You're trying to have branching behavior, so you're almost surely going to need an if.

The bigger problem here is that cin.ignore() is gobbling the 0/1 that you're trying to read. In the first two cases, cin.ignore() is reading in the 'Enter' key and ignoring it. In the third, it's reading and ignoring either the 0 or the 1 then reading another number after that.

Try this:

Code: [Select]
#include <iostream>
using namespace std;
int main()
{
  int a;

  cout << "Press 'Enter' to reveal the next sentence";
  cin.ignore();

  cout << "When a sentence is revealed, press the bracketed number to choose that option";
  cin.ignore ();

  cout << "You enter a dark room with 2 hallways,\none to your left (0) and one to your right(1)\n";
  cin >> a;

  if (a == 1) {
    cout << " You are in the left room ";
  } else {
    cout << " You are in the right room";
  }
}

On a related (and un-solicited) note, if you really are starting out from scratch I would suggest not starting with C++. It's definitely the industry standard, but that's not because it's a particularly good / easy language to learn.
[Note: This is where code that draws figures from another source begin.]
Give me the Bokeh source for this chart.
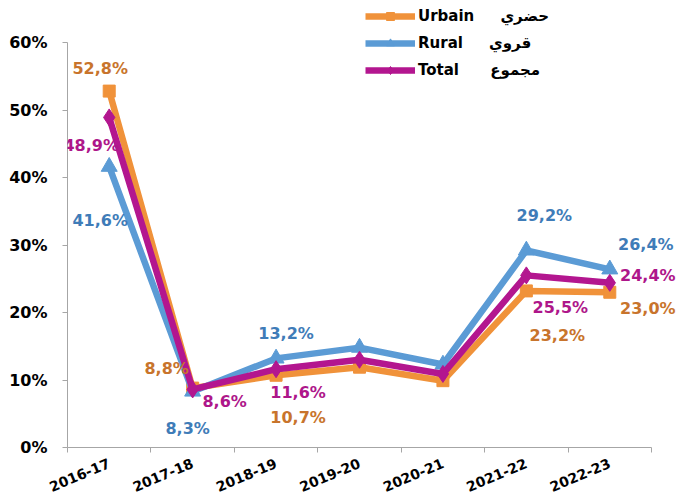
from bokeh.plotting import figure
from bokeh.models import Range1d, FixedTicker, NumeralTickFormatter, Legend, LegendItem, ColumnDataSource, Label
from bokeh.embed import file_html
from bokeh.resources import INLINE

# ---- data ----
years = ["2016-17", "2017-18", "2018-19", "2019-20", "2020-21", "2021-22", "2022-23"]
urbain = [52.8, 8.8, 10.7, 11.9, 9.9, 23.2, 23.0]
rural = [41.6, 8.3, 13.2, 14.8, 12.3, 29.2, 26.4]
total = [48.9, 8.6, 11.6, 13.0, 10.9, 25.5, 24.4]
y_ticks = [0, 10, 20, 30, 40, 50, 60]
labelled = [0, 1, 2, 5, 6]
names = ["Urbain\u00a0\u00a0\u00a0\u00a0\u00a0حضري", "Rural\u00a0\u00a0\u00a0\u00a0\u00a0قروي", "Total\u00a0\u00a0\u00a0\u00a0\u00a0\u00a0مجموع"]

# ---- styles / label positions (screen px, +dy = down) ----
line_colors = ["#F0923A", "#5B9BD5", "#B3168F"]
label_colors = ["#C8742C", "#3F7CB8", "#AE168A"]
markers = ["square", "triangle", "diamond"]
marker_sizes = [12, 16, 17]
offsets = [
    [(-9, -23), (-26, -20), (22, 42), (31, 45), (38, 16)],
    [(-9, 54), (-5, 37), (10, -25), (18, -35), (36, -25)],
    [(-18, 28), (32, 12), (22, 23), (34, 32), (38, -7)],
]

FONT = "DejaVu Sans"

# plot area: axes span 584 x 405 px; frame is extended right/up to hold labels and legend
AX_W, AX_H = 584, 405
EXTRA_R, EXTRA_T = 26, 42
n = len(years)
ymax = y_ticks[-1] / 100
x_end = n * (AX_W + EXTRA_R) / AX_W
y_end = ymax * (AX_H + EXTRA_T) / AX_H

p = figure(frame_width=AX_W + EXTRA_R, frame_height=AX_H + EXTRA_T,
           min_border_left=67, min_border_right=0, min_border_top=0, min_border_bottom=54,
           x_range=Range1d(0, x_end), y_range=Range1d(0, y_end),
           output_backend="svg", toolbar_location=None)
p.background_fill_color = "white"
p.border_fill_color = "white"
p.outline_line_color = None
p.xgrid.visible = False
p.ygrid.visible = False

xs = [i + 0.5 for i in range(n)]
items = []
for k, series in enumerate([urbain, rural, total]):
    ys = [v / 100 for v in series]
    src = ColumnDataSource(dict(x=xs, y=ys))
    ln = p.line("x", "y", source=src, line_color=line_colors[k], line_width=6.5, line_join="round")
    sc = p.scatter("x", "y", source=src, marker=markers[k], size=marker_sizes[k],
                   fill_color=line_colors[k], line_color=line_colors[k])
    items.append(LegendItem(label=names[k], renderers=[ln, sc]))

for k, series in enumerate([urbain, rural, total]):
    for j, idx in enumerate(labelled):
        dx, dy = offsets[k][j]
        txt = f"{series[idx]:.1f}".replace(".", ",") + "%"
        p.add_layout(Label(x=xs[idx], y=series[idx] / 100, text=txt,
                           x_offset=dx, y_offset=-dy,
                           text_align="center", text_baseline="middle",
                           text_font=FONT, text_font_style="bold", text_font_size="16px",
                           text_color=label_colors[k]))

legend = Legend(items=items, location=(298, 367))
legend.padding = 0
legend.margin = 0
legend.spacing = 7
legend.glyph_height = 20
legend.glyph_width = 50
legend.label_height = 20
legend.label_standoff = 3
legend.border_line_color = None
legend.background_fill_alpha = 0
legend.label_text_font = FONT
legend.label_text_font_style = "bold"
legend.label_text_font_size = "15px"
legend.label_text_color = "black"
p.add_layout(legend)

# axes
p.yaxis.ticker = FixedTicker(ticks=[t / 100 for t in y_ticks])
p.yaxis.bounds = (0, ymax)
p.yaxis.formatter = NumeralTickFormatter(format="0%")
p.yaxis.axis_line_color = "#A6A6A6"
p.yaxis.major_tick_line_color = "#A6A6A6"
p.yaxis.major_tick_out = 5
p.yaxis.major_tick_in = 0
p.yaxis.minor_tick_line_color = None
p.yaxis.major_label_standoff = 15
p.yaxis.major_label_text_font = FONT
p.yaxis.major_label_text_font_style = "bold"
p.yaxis.major_label_text_font_size = "16px"
p.yaxis.major_label_text_color = "black"

p.xaxis.ticker = FixedTicker(ticks=xs, minor_ticks=list(range(n + 1)))
p.xaxis.bounds = (0, n)
p.xaxis.major_label_overrides = {x: y for x, y in zip(xs, years)}
p.xaxis.axis_line_color = "#A6A6A6"
p.xaxis.major_tick_line_color = None
p.xaxis.minor_tick_line_color = "#A6A6A6"
p.xaxis.minor_tick_out = 5
p.xaxis.minor_tick_in = 0
p.xaxis.major_label_orientation = 0.4
p.xaxis.major_label_standoff = 9
p.xaxis.major_label_text_font = FONT
p.xaxis.major_label_text_font_style = "bold"
p.xaxis.major_label_text_font_size = "14px"
p.xaxis.major_label_text_color = "black"

open("out.html", "w").write(file_html(p, INLINE))
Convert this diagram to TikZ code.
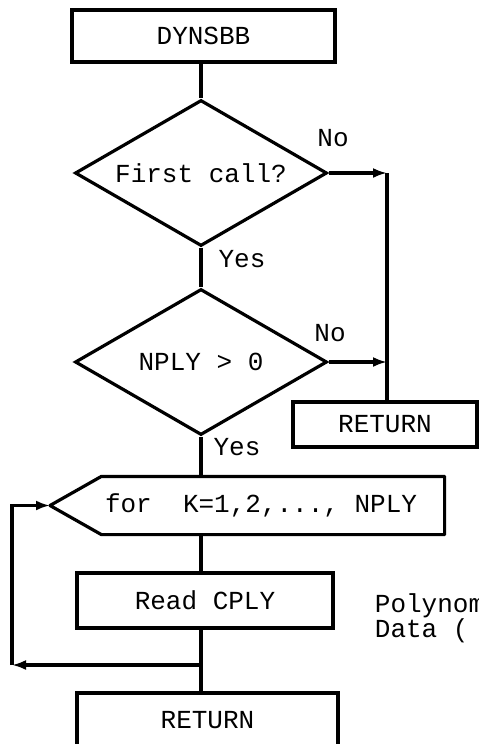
\documentclass[tikz,border=0pt]{standalone}
\usepackage{fontspec}
\setmainfont{Liberation Mono}
\usetikzlibrary{arrows.meta,shapes.geometric}

\begin{document}
\begin{tikzpicture}[x=1pt,y=-1pt,line width=3.2pt,
    >={Latex[length=14pt,width=10pt]},
    every node/.style={font=\fontsize{26}{22}\selectfont},
    box/.style={draw,rectangle,inner sep=0pt},
    test/.style={draw,diamond,aspect=1.72,inner sep=0pt,
      minimum width=252pt,minimum height=146pt}]
  \useasboundingbox (0,0) rectangle (479,744);
  \clip (0,0) rectangle (479,744);

  % boxes
  \node[box,minimum width=263pt,minimum height=52pt] (dyn) at (203.5,36) {DYNSBB};
  \node[test] (first) at (201,173) {First call?};
  \node[test] (nply) at (201,362) {NPLY > 0};
  \node[box,minimum width=184pt,minimum height=45pt] (ret1) at (385,424.5) {RETURN};
  \node[inner sep=0pt,minimum width=340pt,minimum height=55pt] (loop) at (273,505.5) {};
  \node[anchor=west,inner xsep=2pt] (looptext) at (loop.west) {for~~K=1,2,...,~NPLY};
  \coordinate (tip) at (50,505.5);
  \draw[line join=round] (tip) -- (loop.north west) -- (loop.north east)
    -- (loop.south east) -- (loop.south west) -- cycle;
  \node[box,minimum width=256pt,minimum height=55pt] (read) at (205,600.5) {Read CPLY};
  \node[box,minimum width=261pt,minimum height=55pt] (ret2) at (207.5,720.5) {RETURN};
  \node[anchor=west,align=left] (note) at (370,618) {Polynom\\Data (};

  % labels
  \node (no1) at (333,138) {No};
  \node (yes1) at (242,259) {Yes};
  \node (no2) at (330,333) {No};
  \node (yes2) at (237,447) {Yes};

  % connectors
  \coordinate (rail) at (387,173);
  \coordinate (back) at (12,665);
  \draw (first.north |- dyn.south) -- (first.north);
  \draw (first.south) -- (nply.north);
  \draw[->] (first.east) -- (rail);
  \draw[->] (nply.east) -- (nply.east -| rail);
  \draw (rail) -- (rail |- ret1.north);
  \draw (nply.south) -- (nply.south |- loop.north);
  \draw (nply.south |- loop.south) -- (nply.south |- read.north);
  \draw (nply.south |- read.south) -- (nply.south |- ret2.north);
  \draw[->] (nply.south |- back) -- (back);
  \draw[->] (back) -- (back |- tip) -- (tip);
\end{tikzpicture}
\end{document}
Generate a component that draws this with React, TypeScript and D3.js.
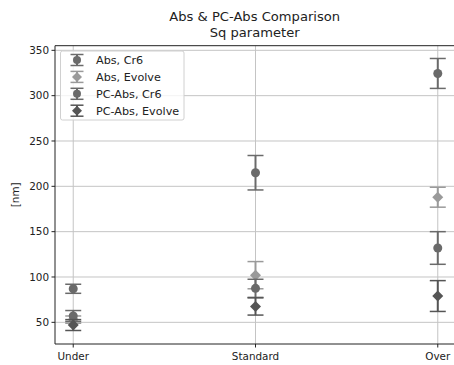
import React from "react";
import * as d3 from "d3";

const categories = ["Under", "Standard", "Over"];
const seriesNames = ["Abs, Cr6", "Abs, Evolve", "PC-Abs, Cr6", "PC-Abs, Evolve"];
const absCr6 = [87, 215, 324.5];
const absCr6Err = [5, 19, 16.5];
const absEvolve = [53, 102, 188];
const absEvolveErr = [4, 15, 11];
const pcAbsCr6 = [57, 87.5, 132];
const pcAbsCr6Err = [6, 10, 18];
const pcAbsEvolve = [47, 67.5, 79];
const pcAbsEvolveErr = [6, 9.5, 17];
const yTicks = [50, 100, 150, 200, 250, 300, 350];

const seriesValues = [absCr6, absEvolve, pcAbsCr6, pcAbsEvolve];
const seriesErrs = [absCr6Err, absEvolveErr, pcAbsCr6Err, pcAbsEvolveErr];
const colors = ["#6a6a6a", "#9a9a9a", "#6a6a6a", "#555555"];
const shapes = ["circle", "diamond", "circle", "diamond"];

const W = 454, H = 365;
const L = 55, R = 456, T = 45.7, B = 344;

export default function App() {
  const x = d3.scaleLinear().domain([-0.1, 2.1]).range([L, R]);
  const y = d3.scaleLinear().domain([26.1, 355.1]).range([B, T]);
  const font = "DejaVu Sans, sans-serif";
  const diamond = (cx: number, cy: number, r: number) =>
    `M${cx},${cy - r}L${cx + r},${cy}L${cx},${cy + r}L${cx - r},${cy}Z`;
  const marker = (s: number, cx: number, cy: number) =>
    shapes[s] === "circle" ? (
      <circle cx={cx} cy={cy} r={4.5} fill={colors[s]} />
    ) : (
      <path d={diamond(cx, cy, 5.5)} fill={colors[s]} />
    );
  const capW = 8;
  return (
    <svg width={W} height={H} style={{ position: "absolute", left: 0, top: 0 }}>
      <rect width={W} height={H} fill="#fff" />
      <text x={254.7} y={20.5} textAnchor="middle" fontFamily={font} fontSize={13.1} fill="#222">
        Abs &amp; PC-Abs Comparison
      </text>
      <text x={254.7} y={36.5} textAnchor="middle" fontFamily={font} fontSize={13.1} fill="#222">
        Sq parameter
      </text>
      {/* grid */}
      {yTicks.map((t) => (
        <line key={"gy" + t} x1={L} x2={R} y1={y(t)} y2={y(t)} stroke="#c4c4c4" strokeWidth={1} />
      ))}
      {categories.map((c, i) => (
        <line key={"gx" + c} x1={x(i)} x2={x(i)} y1={T} y2={B} stroke="#c4c4c4" strokeWidth={1} />
      ))}
      {/* data */}
      {seriesValues.map((vals, s) => (
        <g key={"s" + s}>
          {vals.map((v, i) => {
            const e = seriesErrs[s][i];
            const cx = x(i);
            return (
              <g key={i}>
                <line x1={cx} x2={cx} y1={y(v - e)} y2={y(v + e)} stroke={colors[s]} strokeWidth={2} />
                <line x1={cx - capW} x2={cx + capW} y1={y(v - e)} y2={y(v - e)} stroke={colors[s]} strokeWidth={1.5} />
                <line x1={cx - capW} x2={cx + capW} y1={y(v + e)} y2={y(v + e)} stroke={colors[s]} strokeWidth={1.5} />
                {marker(s, cx, y(v))}
              </g>
            );
          })}
        </g>
      ))}
      {/* spines */}
      <line x1={L} x2={L} y1={T} y2={B} stroke="#222" strokeWidth={1} />
      <line x1={L} x2={R} y1={B} y2={B} stroke="#222" strokeWidth={1} />
      <line x1={L} x2={R} y1={T} y2={T} stroke="#222" strokeWidth={1} />
      {/* y ticks */}
      {yTicks.map((t) => (
        <g key={"ty" + t}>
          <line x1={L - 3.5} x2={L} y1={y(t)} y2={y(t)} stroke="#222" />
          <text x={L - 6} y={y(t)} dy="0.35em" textAnchor="end" fontFamily={font} fontSize={10.4} fill="#222">
            {t}
          </text>
        </g>
      ))}
      {categories.map((c, i) => (
        <g key={"tx" + c}>
          <line x1={x(i)} x2={x(i)} y1={B} y2={B + 3.5} stroke="#222" />
          <text x={x(i)} y={B + 16} textAnchor="middle" fontFamily={font} fontSize={10.4} fill="#222">
            {c}
          </text>
        </g>
      ))}
      <text
        transform={`translate(19,${(T + B) / 2}) rotate(-90)`}
        textAnchor="middle"
        fontFamily={font}
        fontSize={10.4}
        fill="#222"
      >
        [nm]
      </text>
      {/* legend */}
      <rect x={60.5} y={51} width={123.5} height={69} rx={2} fill="#fff" fillOpacity={0.8} stroke="#d0d0d0" />
      {seriesNames.map((n, s) => {
        const ly = 60 + s * 16.9;
        const lx = 77;
        return (
          <g key={"lg" + s}>
            <line x1={lx} x2={lx} y1={ly - 5.5} y2={ly + 5.5} stroke={colors[s]} strokeWidth={2} />
            <line x1={lx - 6.5} x2={lx + 6.5} y1={ly - 5.5} y2={ly - 5.5} stroke={colors[s]} strokeWidth={1.5} />
            <line x1={lx - 6.5} x2={lx + 6.5} y1={ly + 5.5} y2={ly + 5.5} stroke={colors[s]} strokeWidth={1.5} />
            {shapes[s] === "circle" ? (
              <circle cx={lx} cy={ly} r={4} fill={colors[s]} />
            ) : (
              <path d={diamond(lx, ly, 5)} fill={colors[s]} />
            )}
            <text x={96} y={ly} dy="0.35em" fontFamily={font} fontSize={11.2} fill="#222">
              {n}
            </text>
          </g>
        );
      })}
    </svg>
  );
}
It's just because that's what always been used and it's what every one knows. Just about everything you learn in any language can be transferred over, so you're not losing anything starting with something else. I would personally suggest Python. The code you had above would look something like this:

Code: [Select]
print "Press 'Enter' to reveal the next sentence";
raw_input()

print "When a sentence is revealed, press the bracketed number to choose that option";
raw_input()

print "You enter a dark room with 2 hallways,\none to your left (0) and one to your right(1)\n";
choice = int(raw_input())

if choice == 0:
    print " You are in the left room ";
else:
    print " You are in the right room";
« Last Edit: February 27, 2013, 05:40:08 pm by JanusTwoface »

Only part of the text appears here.